Детоубийство
Вспоминаю заповеди Корнея Чуковского для детских поэтов: пишите качественно, пишите гладко, без длиннот, и чтоб это можно было петь в одиночку или хором и разносить на цитаты, и чтобы взрослым также нравилось. Там было больше сказано, но коротко можно выразить так.
Прочёл литературное издевательство Сергея Лукьяненко над неизвестным слащавым произведением из радиопередачи якобы для детей – про детей. Оказалось под занавес, что это «Неточка Незванова» Достоевского. Народ притих перед священным именем… затем сказали, что всегда-де невысоко ценили этого Достоевского, редактора на него не было!
Подумал, примерив на себя, что описанные в произведении эмоции в жизни вполне бытуют и даже бывали опробованы мной на себе. В 19 веке господа писатели, которых позднее обозвали классиками, в своих длиннотных и архаичных оборотах потрясающе полнокровно живописали чувства людей и их выражение. То баре из соседних деревень обнимаются при встрече и чмокаются в уста, то молодёжь томится так, что, прочитав, и сам в тоску впадаешь, то всякие любовные томления, которые в современном обществе считаются таким признаком дурновкусия в книжном слове… то Обломов на диване, воплощающий собою целое сословие мечтателей, прибитых подушкой и взгретых под одеялом ещё в детстве, и иные характеры. И как эти господа о плотской тайной любви писали, всяким словом скрывая упоминание всем известных дел, при существующем спокон веку запасе Отборного Русского Мата и большом количестве метких словечек, из употребления ушедших за негодностию.
А что читать это тошно и тяжко, этого тоже не отнимешь, и у того же Достоевского «взрослые» работы такие, что будто и душу и кишечник с лёгкими и сердцем вынули и разложили, и гадливо смотреть на это, и понимаешь, что и сам бы мог попасться на перо иного литератора. И, попав на то перо, быть описанным как сволочь, приспособленец, душегуб и чёрствый сухарь, или как герой, благороднейшая личность и знаток человеческих душ… Так-то выходит, что читателя в книжечках у писателей ужасает видение правды – изображение действительности через умело искривлённое зеркало. Чужой правды, неприемлемой. Или своей родной, но истово потаённой даже от самого себя – будто проник писатель в твою спальню или уборную, в самую голову вставил увеличительное стекло своё и упестрил бумагу варварскими письменами своими. (Сие последнее – цитата, из Гоголя, что ли…)
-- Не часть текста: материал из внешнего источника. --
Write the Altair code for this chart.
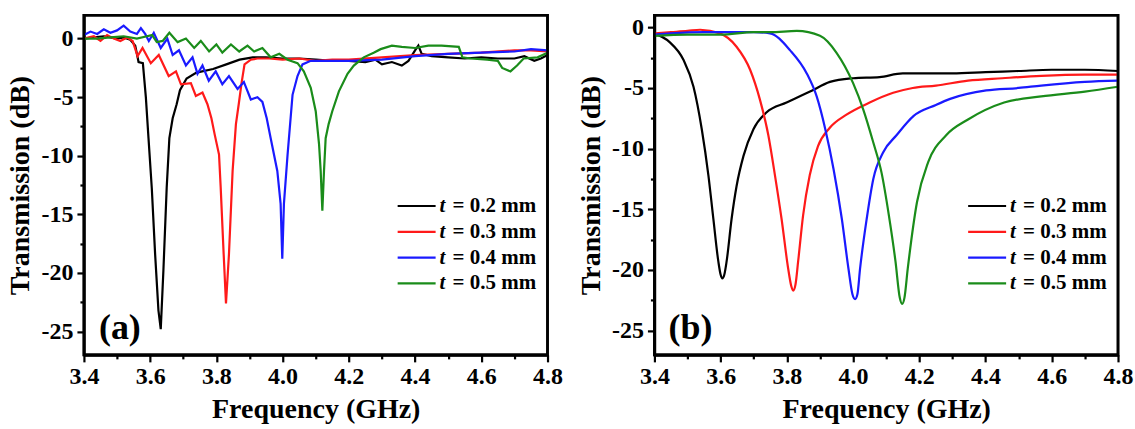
import altair as alt
import pandas as pd

SERIES = ["t = 0.2 mm", "t = 0.3 mm", "t = 0.4 mm", "t = 0.5 mm"]
COLORS = ["#000000", "#ff1a1a", "#1a1aff", "#1a8c1a"]
FONT = "Liberation Serif"

XTICKS = [3.4, 3.5, 3.6, 3.7, 3.8, 3.9, 4.0, 4.1, 4.2, 4.3, 4.4, 4.5, 4.6, 4.7, 4.8]
YTICKS = [0, -2.5, -5, -7.5, -10, -12.5, -15, -17.5, -20, -22.5, -25]

# ---- panel (a): measured ----
a_f_02 = [3.40, 3.43, 3.46, 3.48, 3.50, 3.52, 3.54, 3.555, 3.565, 3.578, 3.587, 3.595, 3.605, 3.615,
          3.625, 3.632, 3.640, 3.650, 3.658, 3.668, 3.68, 3.69, 3.71, 3.74, 3.79, 3.83, 3.87, 3.91,
          3.95, 4.00, 4.05, 4.10, 4.15, 4.20, 4.25, 4.28, 4.30, 4.33, 4.36, 4.38, 4.40, 4.41, 4.42,
          4.45, 4.50, 4.55, 4.60, 4.65, 4.70, 4.73, 4.76, 4.78, 4.80]
a_v_02 = [0.0, 0.1, 0.2, 0.1, 0.0, 0.1, -0.1, -0.6, -2.0, -2.1, -5.0, -8.5, -12.8, -18.4,
          -23.2, -24.8, -19.8, -12.7, -8.5, -6.8, -5.6, -4.4, -3.4, -2.9, -2.6, -2.2, -1.8, -1.6,
          -1.6, -1.7, -1.7, -1.8, -1.9, -1.9, -2.0, -1.8, -2.2, -2.0, -2.3, -1.9, -1.0, -0.6, -1.3,
          -1.5, -1.6, -1.7, -1.6, -1.7, -1.7, -1.5, -1.9, -1.7, -1.4]

a_f_03 = [3.40, 3.43, 3.45, 3.47, 3.49, 3.51, 3.53, 3.547, 3.562, 3.577, 3.602, 3.626, 3.656, 3.678,
          3.693, 3.723, 3.738, 3.758, 3.773, 3.785, 3.795, 3.808, 3.813, 3.822, 3.829, 3.838, 3.849,
          3.859, 3.868, 3.876, 3.885, 3.904, 3.924, 3.96, 4.0, 4.05, 4.1, 4.15, 4.2, 4.3, 4.4, 4.5,
          4.6, 4.7, 4.75, 4.8]
a_v_03 = [0.0, 0.2, -0.2, 0.3, 0.0, -0.2, 0.1, -0.2, -1.5, -0.8, -2.1, -1.4, -3.2, -2.8,
          -3.9, -3.8, -4.9, -4.6, -5.6, -6.8, -8.2, -9.9, -12.7, -18.4, -22.6, -18.4, -11.3,
          -7.3, -5.5, -3.8, -2.2, -1.8, -1.7, -1.7, -1.8, -1.7, -1.9, -1.8, -1.8, -1.6, -1.4, -1.3,
          -1.2, -1.0, -1.0, -1.1]

a_f_04 = [3.40, 3.42, 3.44, 3.46, 3.48, 3.50, 3.52, 3.54, 3.56, 3.572, 3.585, 3.596, 3.611, 3.632,
          3.652, 3.668, 3.687, 3.708, 3.728, 3.743, 3.758, 3.777, 3.798, 3.818, 3.838, 3.864, 3.883,
          3.904, 3.924, 3.939, 3.952, 3.964, 3.984, 3.994, 3.999, 4.004, 4.015, 4.025, 4.03, 4.045,
          4.06, 4.085, 4.15, 4.2, 4.3, 4.4, 4.5, 4.6, 4.7, 4.75, 4.8]
a_v_04 = [0.3, 0.6, 0.4, 0.8, 0.5, 0.7, 1.1, 0.6, 0.4, 0.9, 0.4, -0.2, 0.5, -0.8,
          0.0, -1.4, -1.0, -2.3, -1.6, -3.0, -2.3, -3.6, -2.8, -3.9, -3.2, -4.3, -3.7,
          -5.2, -5.0, -5.4, -6.8, -8.5, -11.3, -14.1, -18.8, -14.1, -9.9, -6.5, -4.8, -3.2,
          -2.2, -1.9, -1.9, -1.9, -1.8, -1.5, -1.3, -1.2, -1.1, -0.9, -1.0]

a_f_05 = [3.40, 3.44, 3.48, 3.52, 3.56, 3.59, 3.606, 3.62, 3.638, 3.658, 3.683, 3.708, 3.733, 3.753,
          3.778, 3.80, 3.818, 3.844, 3.869, 3.894, 3.914, 3.939, 3.964, 3.99, 4.015, 4.045, 4.064,
          4.085, 4.10, 4.11, 4.115, 4.12, 4.125, 4.13, 4.139, 4.15, 4.17, 4.196, 4.215, 4.245, 4.275,
          4.296, 4.33, 4.36, 4.40, 4.44, 4.48, 4.532, 4.543, 4.568, 4.618, 4.65, 4.663, 4.688, 4.708,
          4.728, 4.77, 4.80]
a_v_05 = [0.0, 0.0, 0.1, 0.2, 0.0, 0.2, 0.3, -0.3, -0.2, 0.5, -0.3, 0.0, -0.8, -0.2,
          -1.1, -0.5, -1.2, -0.5, -1.1, -0.6, -1.1, -0.8, -1.6, -1.3, -1.8, -2.1, -2.8,
          -4.2, -6.2, -9.0, -11.3, -14.7, -11.3, -8.5, -7.3, -6.2, -4.5, -3.0, -2.3, -1.6, -1.2,
          -0.9, -0.6, -0.7, -0.8, -0.6, -0.6, -0.7, -1.6, -1.7, -1.8, -1.9, -2.5, -2.8, -2.3,
          -1.7, -1.6, -1.2]

# ---- panel (b): simulated ----
b_f_02 = [3.40, 3.445, 3.488, 3.518, 3.543, 3.563, 3.578, 3.593, 3.600, 3.605, 3.611, 3.618, 3.633,
          3.648, 3.669, 3.699, 3.739, 3.799, 3.87, 3.93, 4.0, 4.08, 4.15, 4.2, 4.3, 4.4, 4.5, 4.6,
          4.7, 4.8]
b_v_02 = [-0.5, -1.2, -2.7, -4.9, -8.4, -12.2, -15.8, -19.3, -20.4, -20.7, -20.4, -19.3, -15.8,
          -13.1, -10.6, -8.4, -7.0, -6.2, -5.3, -4.5, -4.2, -4.1, -3.8, -3.8, -3.8, -3.7, -3.6, -3.5,
          -3.5, -3.6]

b_f_03 = [3.40, 3.45, 3.50, 3.538, 3.598, 3.648, 3.689, 3.719, 3.744, 3.764, 3.784, 3.804, 3.813,
          3.819, 3.826, 3.834, 3.849, 3.869, 3.894, 3.929, 3.98, 4.05, 4.121, 4.18, 4.25, 4.347,
          4.45, 4.568, 4.7, 4.8]
b_v_03 = [-0.5, -0.4, -0.3, -0.2, -0.5, -1.6, -3.5, -6.0, -8.9, -12.2, -15.8, -19.9, -21.3,
          -21.7, -21.2, -19.3, -15.5, -12.2, -9.8, -8.3, -7.2, -6.2, -5.4, -5.0, -4.8, -4.4,
          -4.2, -4.0, -3.9, -3.9]

b_f_04 = [3.40, 3.45, 3.55, 3.65, 3.70, 3.749, 3.81, 3.86, 3.89, 3.916, 3.941, 3.966, 3.986, 3.998,
          4.006, 4.013, 4.021, 4.041, 4.061, 4.091, 4.131, 4.183, 4.25, 4.293, 4.402, 4.5, 4.568,
          4.7, 4.8]
b_v_04 = [-0.6, -0.5, -0.4, -0.4, -0.4, -0.5, -1.9, -3.8, -5.7, -8.4, -11.7, -15.8, -19.9, -22.0,
          -22.4, -22.0, -19.9, -15.8, -12.5, -10.3, -8.9, -7.3, -6.4, -5.9, -5.2, -5.0, -4.8,
          -4.5, -4.4]

b_f_05 = [3.40, 3.50, 3.60, 3.70, 3.75, 3.83, 3.90, 3.95, 4.0, 4.031, 4.061, 4.086, 4.108, 4.128,
          4.141, 4.148, 4.155, 4.165, 4.193, 4.227, 4.281, 4.347, 4.456, 4.568, 4.7, 4.8]
b_v_05 = [-0.7, -0.6, -0.6, -0.4, -0.4, -0.3, -0.7, -2.1, -4.6, -6.8, -9.5, -12.0, -15.5, -19.3,
          -22.3, -22.8, -22.3, -19.9, -14.4, -11.1, -8.9, -7.6, -6.2, -5.7, -5.3, -4.9]

PANEL_A = [(a_f_02, a_v_02), (a_f_03, a_v_03), (a_f_04, a_v_04), (a_f_05, a_v_05)]
PANEL_B = [(b_f_02, b_v_02), (b_f_03, b_v_03), (b_f_04, b_v_04), (b_f_05, b_v_05)]

PLOT_W, PLOT_H = 464, 340
FRAME_W = 2.6


def tick_cond(test, major, minor):
    return {"condition": {"test": test, "value": major}, "value": minor}


def panel(curves, ydomain, letter, interp):
    rows = []
    for name, (fs, vs) in zip(SERIES, curves):
        for f, v in zip(fs, vs):
            rows.append({"series": name, "f": f, "dB": v})
    df = pd.DataFrame(rows)

    xmaj = "round(datum.value * 10) % 2 == 0"
    ymaj = "datum.value % 5 == 0"
    xaxis = alt.Axis(
        values=XTICKS,
        labelExpr=f"{xmaj} ? format(datum.value, '.1f') : ''",
        tickSize=tick_cond(xmaj, 7, 4), tickWidth=2.2, tickColor="black",
        domain=True, domainColor="black", domainWidth=FRAME_W,
        grid=False, labelFlush=False, labelOverlap=False,
        labelFont=FONT, labelFontSize=24, labelFontWeight="bold", labelColor="black",
        labelPadding=3,
        title="Frequency (GHz)", titleFont=FONT, titleFontSize=28, titleFontWeight="bold",
        titleColor="black", titlePadding=7,
    )
    yaxis = alt.Axis(
        values=YTICKS,
        labelExpr=f"{ymaj} ? '' + datum.value : ''",
        tickSize=tick_cond(ymaj, 7, 4), tickWidth=2.2, tickColor="black",
        domain=True, domainColor="black", domainWidth=FRAME_W,
        grid=False, labelFlush=False, labelOverlap=False,
        labelFont=FONT, labelFontSize=24, labelFontWeight="bold", labelColor="black",
        labelPadding=4,
        title="Transmission (dB)", titleFont=FONT, titleFontSize=28, titleFontWeight="bold",
        titleColor="black", titlePadding=6,
    )
    color = alt.Color("series:N", scale=alt.Scale(domain=SERIES, range=COLORS), legend=None)

    lines = alt.Chart(df).mark_line(strokeWidth=2.2, interpolate=interp).encode(
        x=alt.X("f:Q", scale=alt.Scale(domain=[3.4, 4.8], nice=False, zero=False), axis=xaxis),
        y=alt.Y("dB:Q", scale=alt.Scale(domain=ydomain, nice=False, zero=False), axis=yaxis),
        color=color,
    )

    one = pd.DataFrame({"k": [0]})
    layers = [lines]

    # plot frame: outlined rectangle over the whole plot area
    layers.append(alt.Chart(one).mark_rect(
        fill="transparent", stroke="black", strokeWidth=FRAME_W).encode(
        x=alt.value(0), x2=alt.value(PLOT_W), y=alt.value(0), y2=alt.value(PLOT_H)))

    # legend, one row per series
    for i, (name, col) in enumerate(zip(SERIES, COLORS)):
        ly = 191 + 25.8 * i
        layers.append(alt.Chart(one).mark_rule(strokeWidth=2.2, color=col).encode(
            x=alt.value(314), x2=alt.value(352), y=alt.value(ly)))
        layers.append(alt.Chart(one).mark_text(
            font=FONT, fontSize=21, fontWeight="bold", fontStyle="italic", align="left",
            baseline="middle", color="black", text=name[0]).encode(
            x=alt.value(356), y=alt.value(ly)))
        layers.append(alt.Chart(one).mark_text(
            font=FONT, fontSize=21, fontWeight="bold", align="left",
            baseline="middle", color="black", text=name[2:]).encode(
            x=alt.value(369), y=alt.value(ly)))

    layers.append(alt.Chart(one).mark_text(
        font=FONT, fontSize=36, fontWeight="bold", align="center", baseline="middle",
        color="black", text=letter).encode(x=alt.value(36), y=alt.value(313)))

    return alt.layer(*layers).properties(width=PLOT_W, height=PLOT_H)


left = panel(PANEL_A, [-27, 2], "(a)", "linear")
right = panel(PANEL_B, [-27, 1], "(b)", "monotone")

chart = alt.hconcat(left, right, spacing=11).properties(
    padding={"left": 5, "top": 12, "right": 0, "bottom": 0}
).configure(background="white").configure_view(stroke="black", strokeWidth=FRAME_W)

chart.save("out.html", embed_options={"renderer": "svg", "actions": False})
Образ кривого зеркала действительности был применён всякой публикой, и литературоведами, и мистиками, и даже лёг в основу духовных учений, кои гласят, что всё есть преходящий тлен и тени на стенах пещеры, в коей пребывает вечное и неуничтожимое Сознающее Я, созидая неисчислимые отражения собственной волей.
А вывод я из этого всего делаю такой: если я достаточно долго смотрю на явление жизни или культуры, то сколь бы оно ни было для меня отвратительно при первом взгляде, оно начинает казаться мне соразмерным, естественным и уместным, и не лишённым некой прелести. При желании, таким образом, я и уродиной могу восхититься, и пасквилю поверить, и безвкусицу оценить высоконравственной и полезной вещью. Шутки ради, глумлением ли, искренним ли ощущением единомыслия…
Почему детоубийством назвал свою писанинку? Потому, что всякий читающий книги убивает с каждой книгой о жизни взрослых своего внутреннего ребёнка, превращаясь во взрослого более и более. И воскрешает его, читая книги о детях. А так как о взрослых пишут больше, нежели о детях, то масштаб детоубийства куда шире, чем деторождения. Мог бы крикнуть запальчиво и глумливо: «Писатели едят детей!»
А дурно ли это? Из несознательного, благонамеренного и открытого миру без всякого обдумывания своих замыслов дитяти, забывающего счастье и горе легко, сделаться осознанным, живо откликающимся на проявления мира и многодумным человеком, видящим насквозь этих странных, запутавшихся в себе и жизни взрослых, которые разучились радоваться жизни и бегать с визгом по траве, вдыхая трепещущей грудью воздухи и ароматы, носимые ветром… и вспоминать, вспоминать, вспоминать всё это потом!